Matti Sumari lebt im schwedischen Malmö, wo er Getränkedosen, die er bei Ausstellungseröffnungen sammelt, einschmilzt und Skulpturen daraus herstellt, was auch in einem Video gezeigt wird. Anne-Mette Schultz hat Werkzeugkoffer, die sie günstig im Internet erstanden hat, mit Seidentüchern aus Second-Hand-Shops eingewickelt. Malcolm selbst beschäftigt sich unter anderem mit der Zeit: Für „Glacier Snout“ hat er Gletscher-Fotografien auf Zigarettenschachteln angebracht – er wollte in Vorarlberg mit dem Rauchen aufhören, wie er sagt.
Kah Bee Chow, die sich mit Sumari ein Studio teilt, hat unter anderem im Dachgeschoss eine Installation mit Pinguinen erschaffen, und erzählt damit die wahre Geschichte von Happy Feet: ein Pinguin-Männchen, das nach Neuseeland gelangt ist.

Im Erdgeschoss ist außerdem ein Büchertisch eingerichtet mit Künstler- und Eigenpublikationen hauptsächlich aus Skandinavien.

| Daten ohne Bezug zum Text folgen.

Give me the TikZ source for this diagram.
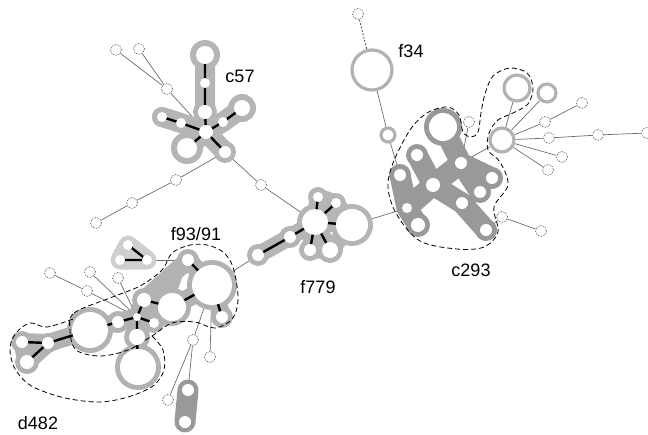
\documentclass[tikz,border=0pt]{standalone}
\usepackage{fontspec}
\setmainfont{Liberation Sans}
\pgfdeclarelayer{bgA}\pgfdeclarelayer{bgB}\pgfdeclarelayer{bgC}
\pgfsetlayers{bgA,bgB,bgC,main}
\tikzset{
  leaf/.style={circle,draw=black!70,densely dotted,line width=0.7pt,fill=white,inner sep=0pt,minimum size=11pt},
  inn/.style={circle,fill=white,inner sep=0pt,minimum size=#1},
  ringn/.style={circle,draw=gray!60,line width=3.2pt,fill=white,inner sep=0pt,minimum size=#1},
  link/.style={gray!85!black,line width=0.7pt},
  blk/.style={black,line width=2.4pt},
  hl/.style={line cap=round,line join=round},
  outl/.style={black,dashed,line width=0.8pt,dash pattern=on 5pt off 3pt},
  lbl/.style={font=\fontsize{18}{20}\selectfont,inner sep=0pt}
}
\begin{document}
\begin{tikzpicture}[x=1pt,y=-1pt]
\useasboundingbox (0,0) rectangle (648,434);
% ---- c57 group
\node[inn=18pt] (a1) at (205,55) {};
\node[inn=10pt] (a2) at (205,83) {};
\node[inn=14pt] (a3) at (205,112) {};
\node[inn=14pt] (a0) at (206,132) {};
\node[inn=10pt] (a4) at (223,122) {};
\node[inn=16pt] (a5) at (242,108) {};
\node[inn=10pt] (a6) at (181,123) {};
\node[inn=10pt] (a7) at (162,117) {};
\node[inn=20pt] (a8) at (187,148) {};
\node[inn=12pt] (a9) at (225,152) {};
\node[leaf] (l1) at (116,50) {};
\node[leaf] (l2) at (139,49) {};
\node[leaf] (l3) at (167,89) {};
\node[leaf] (l4) at (176,180) {};
\node[leaf] (l5) at (132,203) {};
\node[leaf] (l6) at (96,223) {};
\node[leaf] (l7) at (261,185) {};
% ---- f779 group
\node[inn=26pt] (b0) at (315,222) {};
\node[inn=32pt] (b1) at (352,225) {};
\node[inn=10pt] (b2) at (318,197) {};
\node[inn=10pt] (b3) at (336,203) {};
\node[inn=12pt] (b4) at (310,250) {};
\node[inn=16pt] (b5) at (330,250) {};
\node[inn=12pt] (b6) at (290,237) {};
\node[inn=12pt] (b7) at (258,255) {};
% ---- c293 group
\node[inn=28pt] (c0) at (443,127) {};
\node[inn=12pt] (c1) at (461,163) {};
\node[inn=12pt] (c2) at (492,178) {};
\node[inn=12pt] (c3) at (480,192) {};
\node[inn=12pt] (c4) at (417,155) {};
\node[inn=14pt] (c5) at (433,185) {};
\node[inn=12pt] (c6) at (462,203) {};
\node[inn=12pt] (c7) at (486,230) {};
\node[inn=12pt] (c8) at (400,175) {};
\node[inn=10pt] (c9) at (407,208) {};
\node[inn=14pt] (c10) at (418,225) {};
\node[leaf] (c11) at (469,122) {};
\node[leaf] (d1) at (502,217) {};
\node[leaf] (d2) at (541,231) {};
% ---- hub right
\node[ringn=24pt] (h0) at (502,140) {};
\node[ringn=26pt] (h1) at (517,88) {};
\node[ringn=18pt] (h2) at (547,93) {};
\node[leaf] (h3) at (545,122) {};
\node[leaf] (h4) at (582,103) {};
\node[leaf] (h5) at (549,138) {};
\node[leaf] (h6) at (598,135) {};
\node[leaf] (h7) at (647,133) {};
\node[leaf] (h8) at (562,157) {};
\node[leaf] (h9) at (548,170) {};
% ---- f34
\node[ringn=40pt] (f0) at (372,70) {};
\node[leaf] (f1) at (358,14) {};
\node[ringn=14pt] (f2) at (388,135) {};
% ---- f93/91 and d482
\node[inn=40pt] (g0) at (212,285) {};
\node[inn=12pt] (g1) at (188,260) {};
\node[inn=12pt] (g2) at (222,317) {};
\node[inn=28pt] (g3) at (172,307) {};
\node[inn=14pt] (g4) at (144,300) {};
\node[inn=8pt] (g5) at (137,317) {};
\node[inn=10pt] (g6) at (154,323) {};
\node[inn=12pt] (g7) at (118,322) {};
\node[inn=16pt] (g8) at (137,337) {};
\node[inn=36pt] (g9) at (138,367) {};
\node[inn=36pt] (g10) at (90,330) {};
\node[inn=12pt] (g11) at (48,343) {};
\node[inn=12pt] (g12) at (22,342) {};
\node[inn=14pt] (g13) at (27,362) {};
\node[inn=10pt] (t1) at (128,245) {};
\node[inn=10pt] (t2) at (120,260) {};
\node[inn=10pt] (t3) at (147,260) {};
\node[leaf] (k1) at (50,273) {};
\node[leaf] (k2) at (90,272) {};
\node[leaf] (k3) at (87,291) {};
\node[leaf] (k4) at (118,278) {};
\node[leaf] (k5) at (193,340) {};
\node[leaf] (k6) at (210,357) {};
\node[leaf] (k7) at (168,400) {};
\node[inn=12pt] (p1) at (188,390) {};
\node[inn=12pt] (p2) at (185,422) {};
% ---- labels
\node[lbl] (Lc57) at (240,76) {c57};
\node[lbl] (Lf34) at (411,51) {f34};
\node[lbl] (Lc293) at (471,270) {c293};
\node[lbl] (Lf779) at (318,287) {f779};
\node[lbl] (Lf93) at (196,234) {f93/91};
\node[lbl] (Ld482) at (38,423) {d482};

% ---- thin connectors
\begin{pgfonlayer}{bgA}
\draw[link] (l1) -- (l3); \draw[link] (l2) -- (l3); \draw[link] (l3) -- (a0);
\draw[link] (a9) -- (l4); \draw[link] (l4) -- (l5); \draw[link] (l5) -- (l6);
\draw[link] (a9) -- (l7); \draw[link] (l7) -- (b0);
\draw[link] (b1) -- (c9);
\draw[link] (b7) -- (g0);
\draw[black!70,dashed,line width=0.8pt,dash pattern=on 2pt off 1.5pt] (f1) -- (f0);
\draw[link] (f0) -- (f2); \draw[link] (f2) -- (c8);
\draw[link] (h0) -- (h1); \draw[link] (h0) -- (h2);
\draw[link] (h0) -- (h3); \draw[link] (h3) -- (h4);
\draw[link] (h0) -- (h5); \draw[link] (h5) -- (h6); \draw[link] (h6) -- (h7);
\draw[link] (h0) -- (h8); \draw[link] (h0) -- (h9);
\draw[link] (h0) -- (c1); \draw[link] (c11) -- (c1);
\draw[link] (c7) -- (d1); \draw[link] (d1) -- (d2);
\draw[link] (k1) -- (k3); \draw[link] (k3) -- (g5);
\draw[link] (k2) -- (g5); \draw[link] (k4) -- (g5);
\draw[link] (t3) -- (g1);
\draw[link] (g0) -- (k5); \draw[link] (g0) -- (k6);
\draw[link] (k5) -- (k7); \draw[link] (k5) -- (p1);
\end{pgfonlayer}

% ---- halos
\begin{pgfonlayer}{bgB}
% c57
\draw[hl,gray!58,line width=20pt] (a1.center) -- (a2.center) -- (a3.center) -- (a0.center)
  (a0.center) -- (a4.center) -- (a5.center) (a0.center) -- (a6.center) -- (a7.center)
  (a0.center) -- (a8.center) (a0.center) -- (a9.center);
\fill[gray!58] (a1.center) circle[radius=15pt] (a5.center) circle[radius=14pt]
  (a8.center) circle[radius=16pt] (a9.center) circle[radius=11pt] (a7.center) circle[radius=10pt]
  (a0.center) circle[radius=12pt] (a3.center) circle[radius=12pt];
% f779
\draw[hl,gray!58,line width=17pt] (b0.center) -- (b2.center) (b0.center) -- (b3.center)
  (b0.center) -- (b1.center) (b0.center) -- (b4.center) (b0.center) -- (b5.center)
  (b0.center) -- (b6.center) -- (b7.center) (b2.center) -- (b3.center) -- (b1.center)
  (b4.center) -- (b5.center) -- (b1.center);
\fill[gray!58] (b0.center) circle[radius=18pt] (b1.center) circle[radius=21pt]
  (b2.center) circle[radius=10pt] (b3.center) circle[radius=10pt] (b4.center) circle[radius=11pt]
  (b5.center) circle[radius=13pt] (b6.center) circle[radius=11pt] (b7.center) circle[radius=11pt];
% c293
\draw[hl,gray!80,line width=21pt] (c0.center) -- (c1.center) -- (c2.center) (c1.center) -- (c3.center)
  (c4.center) -- (c5.center) -- (c6.center) -- (c7.center)
  (c8.center) -- (c9.center) -- (c10.center) (c9.center) -- (c5.center) -- (c1.center);
\fill[gray!80] (c0.center) circle[radius=19pt] (c2.center) circle[radius=11pt] (c3.center) circle[radius=11pt]
  (c7.center) circle[radius=11pt] (c10.center) circle[radius=12pt] (c8.center) circle[radius=11pt]
  (c4.center) circle[radius=11pt];
% d482 / f93
\fill[gray!60] (g1.center) -- (g4.center) -- (g5.center) -- (g3.center) -- cycle;
\draw[hl,gray!60,line width=18pt] (g0.center) -- (g1.center) (g0.center) -- (g2.center)
  (g0.center) -- (g3.center) -- (g4.center) -- (g5.center) (g1.center) -- (g4.center)
  (g5.center) -- (g6.center) (g3.center) -- (g6.center) (g5.center) -- (g7.center) -- (g10.center) -- (g11.center)
  (g5.center) -- (g8.center) -- (g9.center) (g11.center) -- (g12.center) -- (g13.center) -- (g11.center);
\fill[gray!60] (g0.center) circle[radius=25pt] (g1.center) circle[radius=11pt] (g2.center) circle[radius=11pt]
  (g3.center) circle[radius=19pt] (g4.center) circle[radius=12pt] (g5.center) circle[radius=10pt]
  (g6.center) circle[radius=10pt] (g7.center) circle[radius=11pt] (g8.center) circle[radius=13pt]
  (g9.center) circle[radius=23pt] (g10.center) circle[radius=23pt] (g11.center) circle[radius=10pt]
  (g12.center) circle[radius=11pt] (g13.center) circle[radius=12pt];
% triad
\draw[hl,gray!38,line width=19pt] (t1.center) -- (t2.center) -- (t3.center) -- cycle;
% pair
\draw[hl,gray!80,line width=21pt] (p1.center) -- (p2.center);
\end{pgfonlayer}

% ---- black links and outlines
\begin{pgfonlayer}{bgC}
\draw[blk] (a1.center) -- (a2.center) -- (a3.center) -- (a0.center)
  (a0.center) -- (a4.center) -- (a5.center) (a0.center) -- (a6.center) -- (a7.center)
  (a0.center) -- (a8.center) (a0.center) -- (a9.center);
\draw[blk] (b0.center) -- (b1.center) (b0.center) -- (b2.center) (b0.center) -- (b3.center)
  (b0.center) -- (b4.center) (b0.center) -- (b5.center) (b0.center) -- (b6.center) -- (b7.center);
\draw[blk] (g0.center) -- (g1.center) (g0.center) -- (g2.center) (g0.center) -- (g3.center) -- (g4.center) -- (g5.center)
  (g5.center) -- (g6.center) (g5.center) -- (g7.center) -- (g10.center) -- (g11.center)
  (g5.center) -- (g8.center) -- (g9.center) (g11.center) -- (g12.center) (g11.center) -- (g13.center);
\draw[blk] (t1.center) -- (t3.center) -- (t2.center);
% c293 outline
\draw[outl] plot[smooth cycle,tension=0.55] coordinates {(393,163) (410,130) (427,113) (447,107) (459,115)
  (463,132) (471,137) (478,132) (481,113) (485,94) (493,76) (510,68) (527,73) (533,88) (528,104) (513,113)
  (498,120) (489,133) (488,150) (500,162) (508,185) (494,207) (498,232) (484,247) (457,249) (420,241)
  (397,215) (388,188)};
% f93/91 outline
\draw[outl] plot[smooth cycle,tension=0.55] coordinates {(70,331) (74,313) (110,298) (140,286) (162,270)
  (172,253) (190,245) (207,245) (223,252) (233,267) (238,297) (233,318) (215,328) (195,322) (172,323)
  (152,336) (128,350) (100,356) (76,350)};
% d482 outline
\draw[outl] plot[smooth,tension=0.55] coordinates {(73,319) (47,327) (30,323) (16,333) (10,348) (14,367)
  (27,383) (45,392) (70,399) (100,402) (128,397) (153,386) (164,370) (163,350) (152,336)};
\end{pgfonlayer}
\end{tikzpicture}
\end{document}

Er ist auch für die Vorarlberger Künstler gedacht – hier gibt es einiges zu entdecken!
„What we are working with“. Erweiterte Eröffnung am Freitag, den 17. Dezember, 16 bis 20 Uhr im Künstlerhaus Bregenz. Zu sehen bis 9. Jänner. Geöffnet Mi. bis Sa., 14 bis 18 Uhr, So., 11 bis 17 Uhr.